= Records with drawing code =
---
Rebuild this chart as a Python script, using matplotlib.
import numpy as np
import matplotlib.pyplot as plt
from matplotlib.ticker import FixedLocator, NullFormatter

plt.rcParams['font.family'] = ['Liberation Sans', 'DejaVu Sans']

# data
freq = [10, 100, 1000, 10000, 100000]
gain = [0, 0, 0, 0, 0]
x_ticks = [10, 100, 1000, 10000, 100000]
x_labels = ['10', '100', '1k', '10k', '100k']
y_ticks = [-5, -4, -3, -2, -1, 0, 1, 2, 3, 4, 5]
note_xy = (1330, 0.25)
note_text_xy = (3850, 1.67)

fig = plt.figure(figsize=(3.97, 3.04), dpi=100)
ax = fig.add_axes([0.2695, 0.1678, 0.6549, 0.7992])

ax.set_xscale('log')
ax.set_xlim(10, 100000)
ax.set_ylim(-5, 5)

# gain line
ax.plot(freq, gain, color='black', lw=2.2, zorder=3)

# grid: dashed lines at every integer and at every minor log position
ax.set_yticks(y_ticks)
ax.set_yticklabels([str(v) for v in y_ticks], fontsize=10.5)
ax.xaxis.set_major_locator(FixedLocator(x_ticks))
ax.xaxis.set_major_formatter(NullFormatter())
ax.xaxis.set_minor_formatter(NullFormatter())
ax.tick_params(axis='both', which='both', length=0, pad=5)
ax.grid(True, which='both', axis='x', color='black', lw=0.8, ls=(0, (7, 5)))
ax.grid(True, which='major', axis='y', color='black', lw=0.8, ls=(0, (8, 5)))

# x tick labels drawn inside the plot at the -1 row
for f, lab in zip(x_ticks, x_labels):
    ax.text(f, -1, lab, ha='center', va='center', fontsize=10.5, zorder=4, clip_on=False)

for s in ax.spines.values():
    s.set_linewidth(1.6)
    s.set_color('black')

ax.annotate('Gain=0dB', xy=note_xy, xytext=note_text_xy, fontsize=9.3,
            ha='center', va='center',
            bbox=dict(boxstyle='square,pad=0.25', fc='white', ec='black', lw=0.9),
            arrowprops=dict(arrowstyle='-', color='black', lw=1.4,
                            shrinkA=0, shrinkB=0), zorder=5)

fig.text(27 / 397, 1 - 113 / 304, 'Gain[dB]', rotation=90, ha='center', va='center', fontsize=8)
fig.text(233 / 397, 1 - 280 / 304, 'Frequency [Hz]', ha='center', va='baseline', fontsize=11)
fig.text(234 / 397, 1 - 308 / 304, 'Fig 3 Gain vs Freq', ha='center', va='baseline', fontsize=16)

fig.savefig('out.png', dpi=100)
---
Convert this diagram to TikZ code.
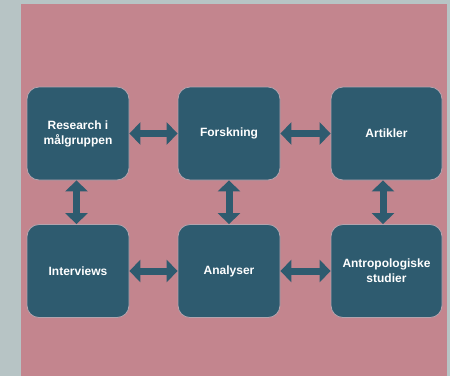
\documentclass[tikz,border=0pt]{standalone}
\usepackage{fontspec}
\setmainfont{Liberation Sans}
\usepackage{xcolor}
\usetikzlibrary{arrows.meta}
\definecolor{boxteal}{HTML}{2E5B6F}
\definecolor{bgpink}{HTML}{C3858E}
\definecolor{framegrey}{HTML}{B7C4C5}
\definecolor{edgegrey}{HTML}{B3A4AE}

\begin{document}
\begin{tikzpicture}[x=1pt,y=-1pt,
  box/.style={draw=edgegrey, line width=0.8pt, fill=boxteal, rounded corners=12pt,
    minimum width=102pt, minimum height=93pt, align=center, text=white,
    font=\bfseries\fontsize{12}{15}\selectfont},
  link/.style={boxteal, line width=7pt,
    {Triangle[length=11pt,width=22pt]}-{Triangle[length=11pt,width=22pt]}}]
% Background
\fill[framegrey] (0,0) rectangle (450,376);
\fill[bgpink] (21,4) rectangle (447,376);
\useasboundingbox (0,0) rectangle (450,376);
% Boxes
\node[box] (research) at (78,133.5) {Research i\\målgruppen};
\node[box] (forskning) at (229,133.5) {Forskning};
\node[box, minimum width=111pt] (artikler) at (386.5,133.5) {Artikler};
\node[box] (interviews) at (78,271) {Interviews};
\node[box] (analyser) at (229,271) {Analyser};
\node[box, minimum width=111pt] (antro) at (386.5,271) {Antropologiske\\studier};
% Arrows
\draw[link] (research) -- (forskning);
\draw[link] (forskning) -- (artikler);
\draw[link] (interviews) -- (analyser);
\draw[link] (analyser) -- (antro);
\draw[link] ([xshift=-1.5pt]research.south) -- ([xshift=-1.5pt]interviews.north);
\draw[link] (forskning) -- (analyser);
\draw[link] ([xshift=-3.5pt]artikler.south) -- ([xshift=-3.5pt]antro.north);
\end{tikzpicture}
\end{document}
---
= PROMPT =
Output the lines of the records above exactly as they appear, from the line containing "Rebuild this chart" through the line containing "ax = fig.add_axes([0.2695, 0.1678, 0.6549, 0.7992])".

= THE RESULT =
Rebuild this chart as a Python script, using matplotlib.
import numpy as np
import matplotlib.pyplot as plt
from matplotlib.ticker import FixedLocator, NullFormatter

plt.rcParams['font.family'] = ['Liberation Sans', 'DejaVu Sans']

# data
freq = [10, 100, 1000, 10000, 100000]
gain = [0, 0, 0, 0, 0]
x_ticks = [10, 100, 1000, 10000, 100000]
x_labels = ['10', '100', '1k', '10k', '100k']
y_ticks = [-5, -4, -3, -2, -1, 0, 1, 2, 3, 4, 5]
note_xy = (1330, 0.25)
note_text_xy = (3850, 1.67)

fig = plt.figure(figsize=(3.97, 3.04), dpi=100)
ax = fig.add_axes([0.2695, 0.1678, 0.6549, 0.7992])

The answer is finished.